Following their appointment as a mentor for implementing the ambitious Rashtriya Avishkar Abhiyaan (RAA) programme of the HRD Ministry that aims to inculcate a spirit of inquiry, creativity and love for science and mathematics in school children, scientists at Pune-based Indian Institute of Science, Education and Research (IISER) have already prepared a roadmap for the next three months for the schools to follow.
A few days back, the Maharashtra government issued an official notification about the central programme stating that of the 100-odd schools chosen in the country, 12 would be from Maharashtra (six each from Pune and Nagpur). These schools would be mentored by scientists of IISER and Nagpur’s Visvesvaraya National Institute of Technology.
Speaking to The Indian Express, IISER professor Arvind Natu, who is heading the project, said that instead of six, seven civic-run schools have been selected for the project, including three primary and four secondary schools. Two officials of Pune Municipal Corporation-education officer Baban Dahiphale and Shivaji Bokhare-are involved in implementation of the programme.
A mixed batch of 5-6 scientists and final-year students would be carrying out the project from IISER, which envisages to take science beyond classrooms and encourage students to come up with their own innovations.
“We held a meeting on Monday and it was decided to start the programme from the second week of January since we barely have two months to go before March. We would be adopting a four-pronged approach starting with teachers workshops where 50 teachers from these schools would be trained in theory and practical lectures on advances in modern science to make them aware of what is going on beyond classrooms,” said Natu.
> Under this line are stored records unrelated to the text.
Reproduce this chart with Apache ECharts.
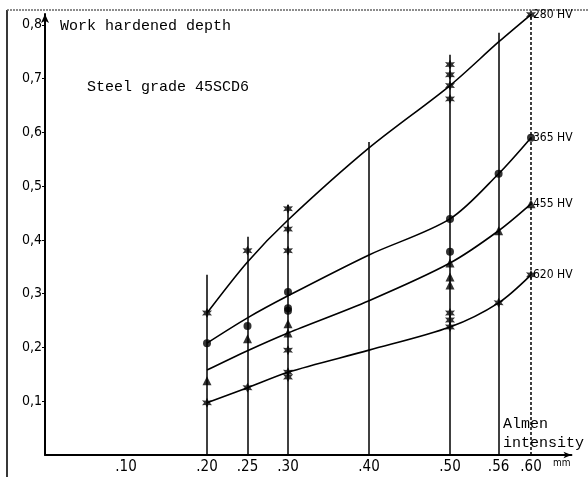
<!DOCTYPE html>
<html><head><meta charset="utf-8">
<script src="https://cdn.jsdelivr.net/npm/echarts@6/dist/echarts.min.js"></script>
<style>html,body{margin:0;padding:0;background:#fff}#c{width:588px;height:477px}</style>
</head><body><div id="c"></div>
<script>
// ---- data ----
const xTickValues = [0.10, 0.20, 0.25, 0.30, 0.40, 0.50, 0.56, 0.60];
const yTickValues = [0.1, 0.2, 0.3, 0.4, 0.5, 0.6, 0.7, 0.8];
const vlineX   = [0.20, 0.25, 0.30, 0.40, 0.50, 0.56, 0.60];
const vlineTop = [0.335, 0.406, 0.465, 0.582, 0.744, 0.785, 0.82];
const seriesNames = ['280 HV', '365 HV', '455 HV', '620 HV'];
const curve280 = [[0.20,0.264],[0.25,0.359],[0.30,0.437],[0.40,0.571],[0.50,0.687],[0.56,0.768],[0.60,0.819]];
const curve365 = [[0.20,0.208],[0.25,0.255],[0.30,0.296],[0.40,0.372],[0.50,0.439],[0.56,0.523],[0.60,0.590]];
const curve455 = [[0.20,0.158],[0.25,0.194],[0.30,0.227],[0.40,0.287],[0.50,0.357],[0.56,0.417],[0.60,0.467]];
const curve620 = [[0.20,0.097],[0.25,0.125],[0.30,0.154],[0.40,0.195],[0.50,0.238],[0.56,0.283],[0.60,0.335]];
const pts280 = [[0.20,0.264],[0.25,0.38],[0.30,0.458],[0.30,0.42],[0.30,0.38],[0.50,0.726],[0.50,0.707],[0.50,0.687],[0.50,0.662],[0.60,0.819]];
const pts365 = [[0.20,0.208],[0.25,0.24],[0.30,0.303],[0.30,0.273],[0.30,0.268],[0.50,0.439],[0.50,0.378],[0.56,0.523],[0.60,0.590]];
const pts455 = [[0.20,0.138],[0.25,0.216],[0.30,0.244],[0.30,0.227],[0.50,0.357],[0.50,0.331],[0.50,0.316],[0.56,0.417],[0.60,0.467]];
const pts620 = [[0.20,0.097],[0.25,0.125],[0.30,0.154],[0.30,0.145],[0.30,0.195],[0.50,0.264],[0.50,0.251],[0.50,0.238],[0.56,0.283],[0.60,0.335]];

const curves = [curve280, curve365, curve455, curve620];
const pts = [pts280, pts365, pts455, pts620];
const starPath = 'path://M0,-10L2.5,-4.3L8.7,-5L5,0L8.7,5L2.5,4.3L0,10L-2.5,4.3L-8.7,5L-5,0L-8.7,-5L-2.5,-4.3Z';
const symbols = [starPath, 'circle', 'triangle', starPath];
const symSizes = [10, 8, 9, 10];
const INK = '#000';
const sansFont = 'DejaVu Sans Condensed, DejaVu Sans, sans-serif';
const monoFont = 'Liberation Mono, DejaVu Sans Mono, monospace';

const series = [];
// vertical reference lines
series.push({
  type: 'line', data: [], silent: true,
  markLine: {
    symbol: 'none', silent: true, label: {show: false},
    data: vlineX.map((x, i) => [
      {coord: [x, 0], lineStyle: {color: INK, width: 1.5, type: x === 0.60 ? [3, 2] : 'solid'}},
      {coord: [x, vlineTop[i]]}
    ])
  }
});
curves.forEach((c, i) => {
  series.push({
    name: seriesNames[i], type: 'line', data: c, smooth: 0.3, showSymbol: false,
    lineStyle: {color: INK, width: 1.6},
    endLabel: {show: true, formatter: seriesNames[i], color: INK, fontFamily: sansFont, fontSize: 12, distance: 2},
    z: 3
  });
  series.push({
    type: 'scatter', data: pts[i], symbol: symbols[i], symbolSize: symSizes[i],
    itemStyle: {color: INK}, z: 4
  });
});

const chart = echarts.init(document.getElementById('c'), null, {renderer: 'canvas'});
chart.setOption({
  animation: false,
  backgroundColor: '#fff',
  grid: {left: 45, right: 16.5, top: 14, bottom: 22, containLabel: false},
  xAxis: {
    type: 'value', min: 0, max: 0.65,
    axisLine: {show: true, lineStyle: {color: INK, width: 1.8}, symbol: ['none', 'arrow'], symbolSize: [5, 8]},
    axisTick: {show: false},
    splitLine: {show: false},
    axisLabel: {
      customValues: xTickValues, margin: 5,
      formatter: v => '.' + Math.round(v * 100).toString().padStart(2, '0'),
      color: INK, fontFamily: sansFont, fontSize: 15
    }
  },
  yAxis: {
    type: 'value', min: 0, max: 0.82,
    axisLine: {show: true, lineStyle: {color: INK, width: 2}, symbol: ['none', 'arrow'], symbolSize: [6, 9]},
    axisTick: {show: true, customValues: yTickValues, length: 3, inside: false, lineStyle: {color: INK, width: 1}},
    splitLine: {show: false},
    axisLabel: {
      customValues: yTickValues, margin: 3,
      formatter: v => v.toFixed(1).replace('.', ','),
      color: INK, fontFamily: sansFont, fontSize: 14
    }
  },
  graphic: [
    {type: 'line', shape: {x1: 7, y1: 10, x2: 7, y2: 477}, style: {stroke: '#222', lineWidth: 1.8}},
    {type: 'line', shape: {x1: 7, y1: 10, x2: 588, y2: 10}, style: {stroke: '#666', lineWidth: 1.3, lineDash: [2, 1]}},
    {type: 'text', left: 60, top: 19, style: {text: 'Work hardened depth', font: '15px ' + monoFont, fill: INK}},
    {type: 'text', left: 87, top: 80, style: {text: 'Steel grade 45SCD6', font: '15px ' + monoFont, fill: INK}},
    {type: 'text', left: 503, top: 415, style: {text: 'Almen\nintensity', font: '15px ' + monoFont, lineHeight: 19, fill: INK}},
    {type: 'text', left: 553, top: 458, style: {text: 'mm', font: '10px ' + sansFont, fill: INK}}
  ],
  series: series
});
</script>
</body></html>
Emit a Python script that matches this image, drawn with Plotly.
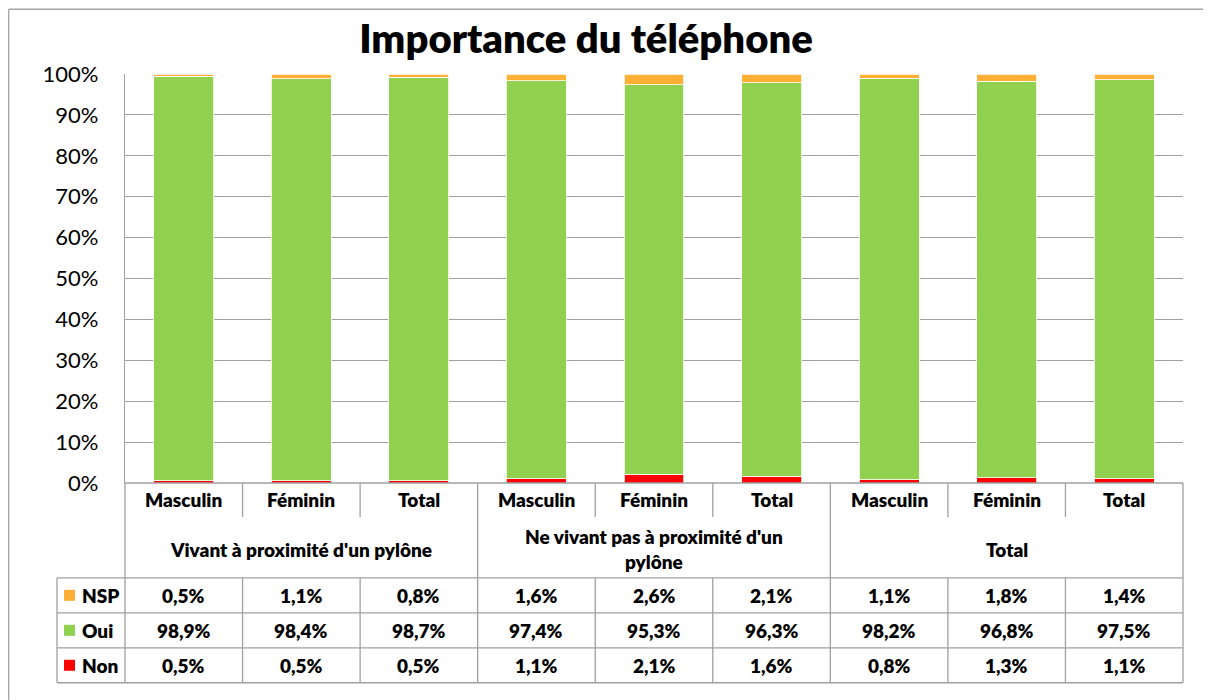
import plotly.graph_objects as go

categories = ["Masculin", "Féminin", "Total"] * 3
groups = ["Vivant à proximité d'un pylône",
          "Ne vivant pas à proximité d'un<br>pylône",
          "Total"]
series_names = ["NSP", "Oui", "Non"]
nsp = [0.5, 1.1, 0.8, 1.6, 2.6, 2.1, 1.1, 1.8, 1.4]
oui = [98.9, 98.4, 98.7, 97.4, 95.3, 96.3, 98.2, 96.8, 97.5]
non = [0.5, 0.5, 0.5, 1.1, 2.1, 1.6, 0.8, 1.3, 1.1]
colors = {"NSP": "#FFAF33", "Oui": "#92D050", "Non": "#FF0000"}
values = {"NSP": nsp, "Oui": oui, "Non": non}

# the page body has an 8px margin; work in page pixels and shift
OFF = 8
W, H = 1211 - OFF, 700 - OFF
L, R, T, B = 125, 1183, 73.5, 483   # page pixels of the plot area
FONT = "Lato"
GRID = "#A0A0A0"

def px_x(px):
    return (px - L) / (R - L)

def px_y(py):
    return (B - py) / (B - T)

n = len(categories)
xs = list(range(n))

fig = go.Figure()
for name in ["Non", "Oui", "NSP"]:
    fig.add_trace(go.Bar(
        x=xs, y=values[name], name=name,
        marker=dict(color=colors[name], line=dict(color="white", width=0.8)),
        width=0.51,
    ))

shapes = []
annotations = []

def line(x0, y0, x1, y1, w=1.3, color=GRID):
    shapes.append(dict(type="line", xref="paper", yref="paper",
                       x0=x0, y0=y0, x1=x1, y1=y1,
                       line=dict(color=color, width=w)))

cat_top, cat_bot = 483, 517
grp_bot = 578
row_edges = [578, 613, 648, 683]
leg_left = 57

line(0, px_y(cat_top), 1, px_y(cat_top))
for ry in row_edges:
    line(px_x(leg_left), px_y(ry), 1, px_y(ry))
line(px_x(leg_left), px_y(row_edges[0]), px_x(leg_left), px_y(row_edges[-1]))
for i in range(n + 1):
    xp = i / n
    if i % 3 == 0:
        line(xp, px_y(cat_top), xp, px_y(row_edges[-1]))
    else:
        line(xp, px_y(cat_top), xp, px_y(cat_bot))
        line(xp, px_y(grp_bot), xp, px_y(row_edges[-1]))

# outer chart border: only its left and top edges fall inside the view
line(px_x(OFF + 0.7), px_y(OFF + 0.7), px_x(1211), px_y(OFF + 0.7), w=1.4, color="#A6A6A6")
line(px_x(OFF + 0.7), px_y(OFF + 0.7), px_x(OFF + 0.7), px_y(700), w=1.4, color="#A6A6A6")

TXT = dict(family=FONT, size=19, color="black", weight=800)
for i, c in enumerate(categories):
    annotations.append(dict(xref="x", yref="paper", x=i, y=px_y((cat_top + cat_bot) / 2),
                            text=c, showarrow=False, font=TXT,
                            xanchor="center", yanchor="middle"))
for g, gl in enumerate(groups):
    annotations.append(dict(xref="x", yref="paper", x=g * 3 + 1, y=px_y((cat_bot + grp_bot) / 2 + 2),
                            text=gl, showarrow=False, font=TXT,
                            xanchor="center", yanchor="middle"))
for r, name in enumerate(series_names):
    yc = (row_edges[r] + row_edges[r + 1]) / 2
    for i, v in enumerate(values[name]):
        annotations.append(dict(xref="x", yref="paper", x=i, y=px_y(yc),
                                text="%s%%" % ("%.1f" % v).replace(".", ","),
                                showarrow=False, font=TXT,
                                xanchor="center", yanchor="middle"))
    shapes.append(dict(type="rect", xref="paper", yref="paper",
                       x0=px_x(64), x1=px_x(75), y0=px_y(yc - 5.5), y1=px_y(yc + 5.5),
                       fillcolor=colors[name], line=dict(width=0)))
    annotations.append(dict(xref="paper", yref="paper", x=px_x(80), y=px_y(yc),
                            text=name, showarrow=False, font=TXT,
                            xanchor="left", yanchor="middle"))

fig.update_layout(
    width=W, height=H,
    margin=dict(l=L - OFF, r=W - (R - OFF), t=T - OFF, b=H - (B - OFF), pad=0),
    barmode="stack", barnorm="percent",
    plot_bgcolor="white", paper_bgcolor="white",
    showlegend=False,
    title=dict(text="Importance du téléphone", x=(586 - OFF) / W, xref="container",
               y=1 - (39 - OFF) / H, yref="container", xanchor="center", yanchor="middle",
               font=dict(family=FONT, size=40, color="black", weight=800)),
    xaxis=dict(range=[-0.5, n - 0.5], showticklabels=False, showgrid=False,
               zeroline=False, showline=False, ticks=""),
    yaxis=dict(range=[0, 100], dtick=10, ticksuffix="%", showgrid=True,
               gridcolor=GRID, gridwidth=1.3, zeroline=False,
               showline=True, linecolor=GRID, linewidth=1.3,
               ticks="", ticklabelstandoff=21,
               tickfont=dict(family=FONT, size=22, color="black")),
    shapes=shapes, annotations=annotations,
    bargap=0.49,
)

fig.write_html("out.html")
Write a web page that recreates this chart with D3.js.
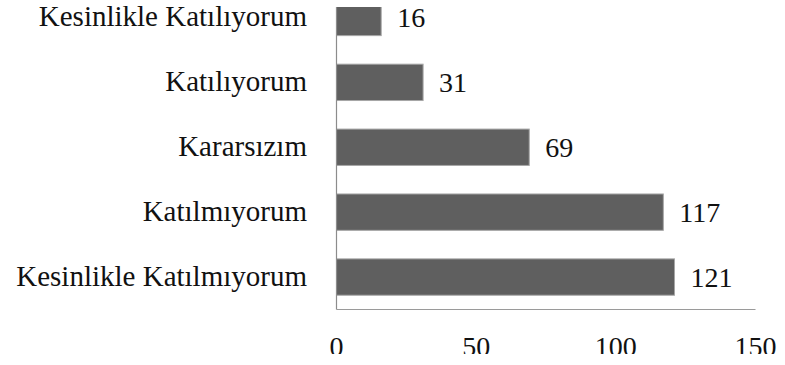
<!DOCTYPE html>
<html>
<head>
<meta charset="utf-8">
<script src="https://cdn.jsdelivr.net/npm/d3@7"></script>
<style>
  html, body { margin: 0; padding: 0; background: #fff; }
  svg { display: block; }
  svg text { font-family: "Liberation Serif", Tinos, "Times New Roman", serif; fill: #111; }
  .cat { font-size: 29px; }
  .val, .tick { font-size: 28px; }
</style>
</head>
<body>
<div id="chart"></div>
<script>
// Survey responses, listed top to bottom
const categories = [
  "Kesinlikle Katılıyorum",
  "Katılıyorum",
  "Kararsızım",
  "Katılmıyorum",
  "Kesinlikle Katılmıyorum"
];
const counts = [16, 31, 69, 117, 121];
const tickValues = [0, 50, 100, 150];

const W = 785, H = 365;
const plotTop = 7, plotBottom = 309.5;

const svg = d3.select("#chart").append("svg")
  .attr("width", W).attr("height", H);

const x = d3.scaleLinear().domain([0, 150]).range([336.5, 755.5]);
const y = d3.scaleBand().domain(categories)
  .range([-15, plotBottom])
  .paddingInner(0.44).paddingOuter(0.22);

const defs = svg.append("defs");
defs.append("clipPath").attr("id", "plotClip")
  .append("rect").attr("x", 0).attr("y", plotTop).attr("width", W).attr("height", H);
defs.append("clipPath").attr("id", "tickClip")
  .append("rect").attr("x", 0).attr("y", 0).attr("width", W).attr("height", 354);

const rows = categories.map((c, i) => ({ cat: c, v: counts[i] }));

// Bars
svg.append("g").attr("clip-path", "url(#plotClip)")
  .selectAll("rect").data(rows).join("rect")
  .attr("x", x(0))
  .attr("y", d => y(d.cat))
  .attr("width", d => x(d.v) - x(0))
  .attr("height", y.bandwidth())
  .attr("fill", "#5f5f5f")
  .attr("stroke", "#a6a6a6")
  .attr("stroke-width", 1);

// Axis lines
svg.append("line")
  .attr("x1", x(0)).attr("x2", x(0))
  .attr("y1", plotTop).attr("y2", plotBottom)
  .attr("stroke", "#8c8c8c").attr("stroke-width", 1.2);
svg.append("line")
  .attr("x1", x(0)).attr("x2", x(150))
  .attr("y1", plotBottom).attr("y2", plotBottom)
  .attr("stroke", "#9a9a9a").attr("stroke-width", 1.2);

// Category labels
svg.append("g").selectAll("text").data(rows).join("text")
  .attr("class", "cat")
  .attr("x", 307)
  .attr("y", d => y(d.cat) + y.bandwidth() / 2 + 8.5)
  .attr("text-anchor", "end")
  .text(d => d.cat);

// Value labels
svg.append("g").selectAll("text").data(rows).join("text")
  .attr("class", "val")
  .attr("x", d => x(d.v) + 16)
  .attr("y", d => y(d.cat) + y.bandwidth() / 2 + 10)
  .text(d => d.v);

// X tick labels
svg.append("g").attr("clip-path", "url(#tickClip)")
  .selectAll("text").data(tickValues).join("text")
  .attr("class", "tick")
  .attr("x", d => x(d))
  .attr("y", 356)
  .attr("text-anchor", "middle")
  .text(d => d);
</script>
</body>
</html>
The themes selected for the workshop are solar or alternative energy sources, environmental factors, besides small demonstrations on how to make science teaching interesting by making scientific toys and small gadgets to demonstrate scientific principles like how light travels and so on.
As far as students go, Natu said that the activity would begin with a bottoms-up approach. “Generally we go to schools and feed them information whether they want it or not. But this time, we have decided to let students do the asking and hence the students programme is called ‘Quench the Thirst’. Till January 12, students would send us questions and after that, we would send our teams to schools to answer these questions and with demonstrations wherever possible,” he said.
In February, a programme on making scientific toys would be conducted with help of IUCAA followed by a last session of skywatching for one and hours which would be done in batches for all students. “It’s not that this is the most exhaustive programme we can conduct to inculcate a scientific temper in students, but in the limited time that we have, we are making a start with this. Hopefully next year, we would have a much larger programme based on this one’s success,” said Natu.